Talrijk zullen de deskundigen zijn die komen uitleggen dat dit plan onmogelijk kan slagen. Laten we, als we naar ze luisteren, vooral niet vergeten dat dit dezelfde deskundigen zijn die ons vijf jaar geleden nog uitlegden dat ontwapening geen reële optie was. Die het voor onmogelijk hielden dat de veranderingen die wij in de afgelopen twee jaren hebben meegemaakt in minder dan veertig jaar zouden kunnen plaatsvinden, omdat "veranderingen in de maatschappij nu eenmaal heel traag gaan", of zelfs "nu eenmaal onmogelijk zijn".

Laten we goed naar ze luisteren, maar laten we dat met een glimlach doen, en laten we vooral beslissen dat verandering begint met de wil om te veranderen, in plaats van hen om een bewijs daarvoor te vragen.

Essentieel voor 'De Moet' is de verplichting.

Vroeger kenden we de dienstplicht, die niet alleen militair zijn functie had, maar ook een sterke symbolische waarde had voor de verantwoordelijkheid van de individu in de bescherming van de waarden van de gemeenschap waar hij deel van uitmaakte.
In een tijd waarin de waarde van de militaire dienstplicht voor velen volstrekt raadselachtig is geworden, omdat de middelen waarvan onze oorlogsindustrie zich is gaan bedienen op geen enkele wijze meer in verband staan met de morele waarden die wij graag verdedigd willen zien, kan 'De Moet' een nieuwe inhoud geven aan de manier waarop wij de verplichtingen aan onze morele waarden willen vormgeven. Niet meer als de plicht tot doden, maar in een bredere zin, om de plicht tot het beschikken over het lot van anderen tot een tastbare, concrete en persoonlijke verantwoordelijkheid te maken.

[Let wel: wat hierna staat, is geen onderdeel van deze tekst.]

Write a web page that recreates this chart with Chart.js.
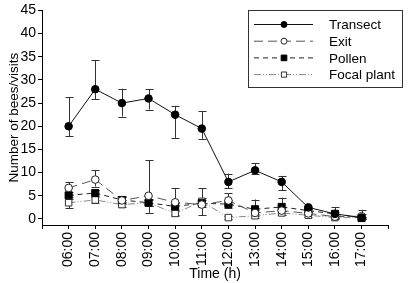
<!DOCTYPE html>
<html>
<head>
<meta charset="utf-8">
<script src="https://cdn.jsdelivr.net/npm/chart.js@4/dist/chart.umd.min.js"></script>
<style>
  html, body { margin: 0; padding: 0; background: #fff; }
  canvas { display: block; }
</style>
</head>
<body>
<canvas id="chart" width="408" height="283"></canvas>
<script>
// bees / visits per hour
const times = ['06:00', '07:00', '08:00', '09:00', '10:00', '11:00',
               '12:00', '13:00', '14:00', '15:00', '16:00', '17:00'];
const yTicks = [0, 5, 10, 15, 20, 25, 30, 35, 40, 45];

const transect   = [20, 28, 25, 26, 22.5, 19.5, 8, 10.5, 8, 2.5, 1.1, 0.3];
const transectLo = [17.8, 25.8, 22.1, 23.6, 17.5, 17.3, 6.6, 9.7, 6.2, 2.1, 0.2, 0];
const transectHi = [26.3, 34.3, 28.1, 28.0, 24.4, 23.3, 9.8, 12.0, 9.3, 2.9, 2.6, 2.0];

const exits   = [6.7, 8.5, 4, 5, 3.6, 3.1, 4, 1.3, 1.8, 1.2, 0.5, 0.6];
const exitsLo = [5.2, 7, 3.3, 1.3, 0.8, 0.8, 3, 0.7, 1.2, 0.8, 0.2, 0.2];
const exitsHi = [7.9, 10.5, 4.9, 12.7, 6.6, 6.6, 5.5, 2, 2.5, 1.6, 0.8, 1];

const pollen   = [5.1, 5.6, 4.1, 3.5, 2.7, 3.4, 3.2, 2.1, 2.6, 1.8, 1.1, 0.2];
const pollenLo = [4.3, 4.9, 3.4, 2.7, 2, 2.6, 2.4, 1.4, 1.8, 1.4, 0.7, 0];
const pollenHi = [5.9, 6.3, 4.8, 4.3, 3.4, 4.2, 4, 4.2, 4.6, 2.2, 1.5, 0.4];

const focal   = [3.5, 4.1, 3.1, 3.5, 1.2, 3.8, 0.3, 0.7, 1.3, 0.8, 0.3, 0.3];
const focalLo = [2.3, 3.5, 2.6, 2.8, 0.7, 3.1, 0, 0.3, 0.9, 0.5, 0.1, 0.1];
const focalHi = [4.7, 4.7, 3.6, 4.2, 1.7, 4.5, 0.6, 1.1, 1.7, 1.1, 0.5, 0.5];

const FONT = '"Liberation Sans", Arial, sans-serif';

function hour(label) {
    return parseInt(label, 10);
}

function toPoints(values) {
    return values.map((v, i) => ({ x: hour(times[i]), y: v }));
}

function makeSet(label, values, lo, hi, style) {
    return Object.assign({
        label: label,
        data: toPoints(values),
        errLo: lo,
        errHi: hi,
        borderWidth: 1,
        pointBorderWidth: 1,
        tension: 0,
        fill: false
    }, style);
}

const datasets = [
    makeSet('Transect', transect, transectLo, transectHi, {
        borderColor: '#111',
        pointStyle: 'circle',
        pointRadius: 3.8,
        pointBackgroundColor: '#000',
        pointBorderColor: '#000'
    }),
    makeSet('Exit', exits, exitsLo, exitsHi, {
        borderColor: '#555',
        borderDash: [9, 5],
        pointStyle: 'circle',
        pointRadius: 3.8,
        pointBackgroundColor: '#fff',
        pointBorderColor: '#222'
    }),
    makeSet('Pollen', pollen, pollenLo, pollenHi, {
        borderColor: '#222',
        borderDash: [5, 4],
        pointStyle: 'rect',
        pointRadius: 5,
        pointBackgroundColor: '#000',
        pointBorderColor: '#000'
    }),
    makeSet('Focal plant', focal, focalLo, focalHi, {
        borderColor: '#888',
        borderDash: [7, 2, 1, 2, 1, 2],
        pointStyle: 'rect',
        pointRadius: 4.6,
        pointBackgroundColor: '#fff',
        pointBorderColor: '#333'
    })
];

// error bars, drawn under the markers
const errorBars = {
    id: 'errorBars',
    beforeDatasetsDraw(chart) {
        const ctx = chart.ctx;
        const xs = chart.scales.x;
        const ys = chart.scales.y;
        ctx.save();
        ctx.strokeStyle = '#333';
        ctx.lineWidth = 1;
        chart.data.datasets.forEach(ds => {
            ds.data.forEach((p, i) => {
                const x = Math.round(xs.getPixelForValue(p.x)) + 0.5;
                const yLo = ys.getPixelForValue(ds.errLo[i]);
                const yHi = ys.getPixelForValue(ds.errHi[i]);
                ctx.beginPath();
                ctx.moveTo(x, yLo);
                ctx.lineTo(x, yHi);
                ctx.moveTo(x - 4, Math.round(yLo) + 0.5);
                ctx.lineTo(x + 4, Math.round(yLo) + 0.5);
                ctx.moveTo(x - 4, Math.round(yHi) + 0.5);
                ctx.lineTo(x + 4, Math.round(yHi) + 0.5);
                ctx.stroke();
            });
        });
        ctx.restore();
    }
};

// boxed legend with line + marker samples
const boxLegend = {
    id: 'boxLegend',
    afterDraw(chart) {
        const ctx = chart.ctx;
        const left = 248, top = 10, w = 154, h = 77;
        ctx.save();
        ctx.fillStyle = '#fff';
        ctx.fillRect(left, top, w, h);
        ctx.strokeStyle = '#333';
        ctx.lineWidth = 1;
        ctx.strokeRect(left + 0.5, top + 0.5, w, h);
        ctx.font = '13.5px ' + FONT;
        ctx.textBaseline = 'middle';
        chart.data.datasets.forEach((ds, i) => {
            const y = top + 14.5 + i * 16.7;
            ctx.strokeStyle = ds.borderColor;
            ctx.lineWidth = 1;
            ctx.setLineDash(ds.borderDash || []);
            ctx.beginPath();
            ctx.moveTo(left + 6, y);
            ctx.lineTo(left + 65, y);
            ctx.stroke();
            ctx.setLineDash([]);
            ctx.fillStyle = ds.pointBackgroundColor;
            ctx.strokeStyle = ds.pointBorderColor;
            Chart.helpers.drawPoint(ctx, {
                pointStyle: ds.pointStyle,
                radius: ds.pointStyle === 'rect' ? ds.pointRadius * 0.8 : 3,
                borderWidth: 1,
                rotation: 0
            }, left + 36, y);
            ctx.fillStyle = '#000';
            ctx.fillText(ds.label, left + 81, y + 1);
        });
        ctx.restore();
    }
};

new Chart(document.getElementById('chart'), {
    type: 'line',
    data: { datasets: datasets },
    plugins: [errorBars, boxLegend],
    options: {
        responsive: false,
        animation: false,
        devicePixelRatio: 1,
        layout: { padding: { top: 7, right: 3, bottom: 0, left: 0 } },
        plugins: {
            legend: { display: false },
            tooltip: { enabled: false }
        },
        scales: {
            x: {
                type: 'linear',
                min: 5,
                max: 18,
                afterBuildTicks(scale) {
                    const list = [{ value: 5 }];
                    times.forEach(t => list.push({ value: hour(t) }));
                    list.push({ value: 18 });
                    scale.ticks = list;
                },
                afterFit(scale) { scale.height = 58; },
                ticks: {
                    autoSkip: false,
                    minRotation: 90,
                    maxRotation: 90,
                    padding: 3,
                    color: '#000',
                    font: { family: FONT, size: 14 },
                    callback(value) {
                        const t = times.find(s => hour(s) === value);
                        return t || '';
                    }
                },
                grid: { drawOnChartArea: false, drawTicks: true, tickLength: 4, color: '#000' },
                border: { color: '#000', width: 1 },
                title: {
                    display: true,
                    text: 'Time (h)',
                    color: '#000',
                    font: { family: FONT, size: 14 },
                    padding: { top: 0, bottom: 0 }
                }
            },
            y: {
                min: -1.3,
                max: 45,
                afterBuildTicks(scale) {
                    scale.ticks = yTicks.map(v => ({ value: v }));
                },
                afterFit(scale) { scale.width = 42; },
                ticks: {
                    padding: 2,
                    color: '#000',
                    font: { family: FONT, size: 14 }
                },
                grid: { drawOnChartArea: false, drawTicks: true, tickLength: 4, color: '#000' },
                border: { color: '#000', width: 1 },
                title: {
                    display: true,
                    text: 'Number of bees/visits',
                    color: '#000',
                    font: { family: FONT, size: 13.5 },
                    padding: { top: 6, bottom: 0 }
                }
            }
        }
    }
});
</script>
</body>
</html>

Net als de dienstplicht vroeger, zal 'De Moet' jonge mensen vertrouwd maken met een essentieel aspect van hun verdere leven: namelijk dat bijna elke beslissing die ze in hun werk zullen nemen, ergens, op een indirecte manier, gevolgen heeft voor het leven van anderen.

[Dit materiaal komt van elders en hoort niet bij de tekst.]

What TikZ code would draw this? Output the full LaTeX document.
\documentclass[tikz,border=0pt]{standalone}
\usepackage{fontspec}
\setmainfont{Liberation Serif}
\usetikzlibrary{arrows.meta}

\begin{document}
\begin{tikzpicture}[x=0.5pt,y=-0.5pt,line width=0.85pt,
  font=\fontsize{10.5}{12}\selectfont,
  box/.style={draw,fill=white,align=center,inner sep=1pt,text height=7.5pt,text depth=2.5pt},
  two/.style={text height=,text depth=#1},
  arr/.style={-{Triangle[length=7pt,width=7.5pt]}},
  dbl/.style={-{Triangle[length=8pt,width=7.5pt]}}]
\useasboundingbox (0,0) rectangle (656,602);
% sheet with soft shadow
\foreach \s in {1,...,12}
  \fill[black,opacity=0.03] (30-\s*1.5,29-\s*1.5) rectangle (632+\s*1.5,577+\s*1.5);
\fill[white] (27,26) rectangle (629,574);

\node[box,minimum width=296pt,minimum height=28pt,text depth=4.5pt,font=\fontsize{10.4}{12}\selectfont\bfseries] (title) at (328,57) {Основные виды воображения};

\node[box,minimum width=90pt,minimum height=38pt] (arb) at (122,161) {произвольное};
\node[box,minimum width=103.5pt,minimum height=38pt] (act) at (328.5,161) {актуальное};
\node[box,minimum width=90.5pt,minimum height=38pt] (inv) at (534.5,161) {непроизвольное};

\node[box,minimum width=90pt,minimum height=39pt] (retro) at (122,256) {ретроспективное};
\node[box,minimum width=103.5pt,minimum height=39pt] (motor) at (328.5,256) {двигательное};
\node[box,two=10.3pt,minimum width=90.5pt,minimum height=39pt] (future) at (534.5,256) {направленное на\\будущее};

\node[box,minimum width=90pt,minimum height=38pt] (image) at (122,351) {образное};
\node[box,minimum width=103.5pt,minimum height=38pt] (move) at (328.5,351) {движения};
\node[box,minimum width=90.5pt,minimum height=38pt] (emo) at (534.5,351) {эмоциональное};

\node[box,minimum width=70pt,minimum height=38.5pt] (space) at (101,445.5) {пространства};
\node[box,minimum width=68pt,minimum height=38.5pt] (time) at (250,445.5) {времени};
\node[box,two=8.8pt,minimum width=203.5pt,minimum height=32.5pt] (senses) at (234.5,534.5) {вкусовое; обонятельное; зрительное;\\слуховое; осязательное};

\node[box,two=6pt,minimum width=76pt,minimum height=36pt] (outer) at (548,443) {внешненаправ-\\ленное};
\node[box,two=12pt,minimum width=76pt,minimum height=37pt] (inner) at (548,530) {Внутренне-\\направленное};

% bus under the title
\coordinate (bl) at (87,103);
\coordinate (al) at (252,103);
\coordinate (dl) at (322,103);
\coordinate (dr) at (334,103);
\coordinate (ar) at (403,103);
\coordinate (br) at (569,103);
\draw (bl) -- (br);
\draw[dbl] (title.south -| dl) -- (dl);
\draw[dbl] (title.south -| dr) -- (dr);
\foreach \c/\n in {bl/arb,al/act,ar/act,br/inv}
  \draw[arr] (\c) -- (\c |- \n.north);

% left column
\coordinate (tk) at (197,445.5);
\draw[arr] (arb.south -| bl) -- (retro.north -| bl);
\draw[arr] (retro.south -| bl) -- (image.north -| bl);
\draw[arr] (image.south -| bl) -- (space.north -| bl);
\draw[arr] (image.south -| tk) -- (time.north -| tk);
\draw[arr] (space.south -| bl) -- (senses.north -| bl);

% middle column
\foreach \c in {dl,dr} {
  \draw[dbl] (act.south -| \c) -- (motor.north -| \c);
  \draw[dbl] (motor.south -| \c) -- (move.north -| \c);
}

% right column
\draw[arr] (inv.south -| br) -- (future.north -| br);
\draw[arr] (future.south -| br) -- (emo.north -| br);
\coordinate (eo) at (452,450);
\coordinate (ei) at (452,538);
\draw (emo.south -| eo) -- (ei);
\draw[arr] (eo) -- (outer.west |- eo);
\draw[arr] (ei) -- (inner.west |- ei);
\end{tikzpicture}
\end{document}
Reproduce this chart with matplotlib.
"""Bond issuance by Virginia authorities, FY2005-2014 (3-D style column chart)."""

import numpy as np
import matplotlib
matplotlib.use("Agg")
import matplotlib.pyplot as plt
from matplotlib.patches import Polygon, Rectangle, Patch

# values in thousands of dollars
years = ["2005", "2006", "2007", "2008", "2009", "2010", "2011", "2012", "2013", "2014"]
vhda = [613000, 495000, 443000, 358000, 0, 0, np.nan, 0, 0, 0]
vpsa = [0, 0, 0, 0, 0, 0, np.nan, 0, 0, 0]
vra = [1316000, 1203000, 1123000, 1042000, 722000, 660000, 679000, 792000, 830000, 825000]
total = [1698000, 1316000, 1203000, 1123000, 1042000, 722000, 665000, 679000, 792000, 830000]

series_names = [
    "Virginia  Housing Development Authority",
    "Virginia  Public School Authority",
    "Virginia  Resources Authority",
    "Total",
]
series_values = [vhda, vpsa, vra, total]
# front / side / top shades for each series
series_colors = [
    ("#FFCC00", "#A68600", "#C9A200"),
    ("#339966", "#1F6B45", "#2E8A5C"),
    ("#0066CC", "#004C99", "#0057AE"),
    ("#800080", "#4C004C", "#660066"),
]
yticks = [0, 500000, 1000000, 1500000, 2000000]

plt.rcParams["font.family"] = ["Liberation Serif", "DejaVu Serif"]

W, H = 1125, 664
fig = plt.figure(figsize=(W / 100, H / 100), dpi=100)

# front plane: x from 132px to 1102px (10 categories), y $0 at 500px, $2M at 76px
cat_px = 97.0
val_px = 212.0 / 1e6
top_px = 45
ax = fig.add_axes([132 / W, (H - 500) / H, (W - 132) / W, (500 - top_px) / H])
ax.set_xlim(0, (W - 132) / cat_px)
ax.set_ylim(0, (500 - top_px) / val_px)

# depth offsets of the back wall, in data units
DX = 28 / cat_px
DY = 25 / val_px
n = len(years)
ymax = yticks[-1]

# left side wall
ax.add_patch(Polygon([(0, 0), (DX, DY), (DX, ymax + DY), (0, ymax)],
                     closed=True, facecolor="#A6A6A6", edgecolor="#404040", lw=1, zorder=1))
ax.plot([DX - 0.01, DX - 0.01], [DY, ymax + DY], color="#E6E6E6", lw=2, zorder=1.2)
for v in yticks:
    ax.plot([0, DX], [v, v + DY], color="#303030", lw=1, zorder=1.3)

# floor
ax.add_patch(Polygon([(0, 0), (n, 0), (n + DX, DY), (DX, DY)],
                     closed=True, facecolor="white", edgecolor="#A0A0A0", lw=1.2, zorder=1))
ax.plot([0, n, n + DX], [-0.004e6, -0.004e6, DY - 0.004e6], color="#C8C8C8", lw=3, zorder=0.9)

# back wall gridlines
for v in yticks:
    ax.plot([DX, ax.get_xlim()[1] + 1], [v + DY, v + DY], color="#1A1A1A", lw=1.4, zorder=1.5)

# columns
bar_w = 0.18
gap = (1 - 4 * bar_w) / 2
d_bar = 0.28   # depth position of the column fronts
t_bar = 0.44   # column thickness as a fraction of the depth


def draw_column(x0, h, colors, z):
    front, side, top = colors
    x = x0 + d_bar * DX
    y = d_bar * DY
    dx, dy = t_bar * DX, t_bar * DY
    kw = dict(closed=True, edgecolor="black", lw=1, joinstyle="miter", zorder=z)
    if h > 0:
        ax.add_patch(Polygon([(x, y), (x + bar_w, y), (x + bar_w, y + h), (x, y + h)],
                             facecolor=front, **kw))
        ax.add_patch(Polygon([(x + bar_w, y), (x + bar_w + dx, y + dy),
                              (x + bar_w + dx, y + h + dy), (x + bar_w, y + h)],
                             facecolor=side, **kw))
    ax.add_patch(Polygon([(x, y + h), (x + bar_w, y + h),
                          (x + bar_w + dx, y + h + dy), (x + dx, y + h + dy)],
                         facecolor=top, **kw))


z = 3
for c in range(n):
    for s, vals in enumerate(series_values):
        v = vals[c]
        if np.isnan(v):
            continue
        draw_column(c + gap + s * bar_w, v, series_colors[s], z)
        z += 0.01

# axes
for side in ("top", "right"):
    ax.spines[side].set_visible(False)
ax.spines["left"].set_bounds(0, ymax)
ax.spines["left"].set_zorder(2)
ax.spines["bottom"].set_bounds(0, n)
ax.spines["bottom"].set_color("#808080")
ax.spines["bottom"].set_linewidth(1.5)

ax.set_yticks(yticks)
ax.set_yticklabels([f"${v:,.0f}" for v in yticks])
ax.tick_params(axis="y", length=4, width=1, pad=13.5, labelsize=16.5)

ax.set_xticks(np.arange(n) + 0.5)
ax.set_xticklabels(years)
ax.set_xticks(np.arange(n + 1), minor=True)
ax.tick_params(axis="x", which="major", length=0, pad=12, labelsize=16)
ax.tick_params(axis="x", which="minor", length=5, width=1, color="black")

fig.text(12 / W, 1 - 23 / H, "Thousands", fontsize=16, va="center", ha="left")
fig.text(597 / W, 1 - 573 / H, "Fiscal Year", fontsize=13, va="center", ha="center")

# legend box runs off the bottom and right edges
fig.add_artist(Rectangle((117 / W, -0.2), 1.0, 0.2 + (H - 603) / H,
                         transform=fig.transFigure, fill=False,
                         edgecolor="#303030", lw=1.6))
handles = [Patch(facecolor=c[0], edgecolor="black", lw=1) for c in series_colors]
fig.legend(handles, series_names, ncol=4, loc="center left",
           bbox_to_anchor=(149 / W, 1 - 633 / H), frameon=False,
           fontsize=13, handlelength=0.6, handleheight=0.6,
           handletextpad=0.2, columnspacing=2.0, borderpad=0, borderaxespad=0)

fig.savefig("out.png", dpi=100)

In het kader van 'De Moet' concentreert de opgroeiende jeugd zich op de essentie, op de definitie van zijn eigen samenleving. De bepaling van 'wie wel en wie niet', het ontwerp van de criteria voor 'De Nederlander', die iedere jongere dus persoonlijk een keer zal hebben gedaan, maakt dat ze zich zullen realiseren waar ze in de wereld precies staan, en vooral ook: waar ze willen staan. Het feit dat ze dan ook uiteindelijk de verantwoordelijkheid krijgen om echt de poort tot de Nederlandse samenleving te zijn, betekent dus ook in werkelijkheid, van de oudere generatie de taak krijgen om deze samenleving opnieuw te vormen.
Verantwoordelijkheid is een van de kernbegrippen die wij in onze cultuur hoog waarderen. Maar tegelijkertijd is het een begrip waar we nog maar nauwelijks vat op hebben. Bestaat het wel? Heeft een mens bepaalde verplichtingen, of ligt zijn lot vast? In de joods-christelijke traditie waaruit onze cultuur voortkomt en waaraan ze dus ook haar positieve kwaliteiten te danken heeft, wordt verantwoordelijkheid zeer ambivalent benaderd, en heeft ze altijd dicht tegen de zonde aan gelegen.

De zonde, gesymboliseerd in de val uit het paradijs, veroorzaakt door het eten van de boom der kennis, materialiseert zichzelf nog steeds, ook vandaag, in het schuldgevoel. Schuld voor de wandaden, begaan door onze voorgangers, schuld voor de wandaden, begaan door de voortrekkers van onze cultuur in het verleden en het heden.

Verwoede pogingen worden gedaan om ons te onttrekken aan deze traditionele erfenis, om ons te ontdoen van het schuld- en zondebesef. Dat kan leiden tot de ontwikkeling van egoïsme, maar ook tot een modern verantwoordelijkheidsgevoel.

In 'De Moet' staat die verantwoordelijkheid centraal. Een verantwoordelijkheid waarin de boom der kennis tot een boomgaard is geworden, en haar vruchten tot hoofdmaaltijd in een moderne, niet-paradijselijke wereld.
In die wereld wordt het oordeel ook niet meer aan een hogere instantie voorbehouden, of uitgesteld naar de eindtijd. Het oordeel ligt weer in het centrum van de verantwoordelijkheid, en de techniek om te oordelen kent uiteindelijk ook weer een centrum: de rede.

Die rede is in onze cultuur helemaal geen onbekende, maar zoals we hierboven al zeiden, ze is het slachtoffer geworden van onze angst.

Zo is 'De Moet' voor onze jeugd dan gestructureerd:

De realiteit, de rede, het oordeel, de verantwoordelijkheid.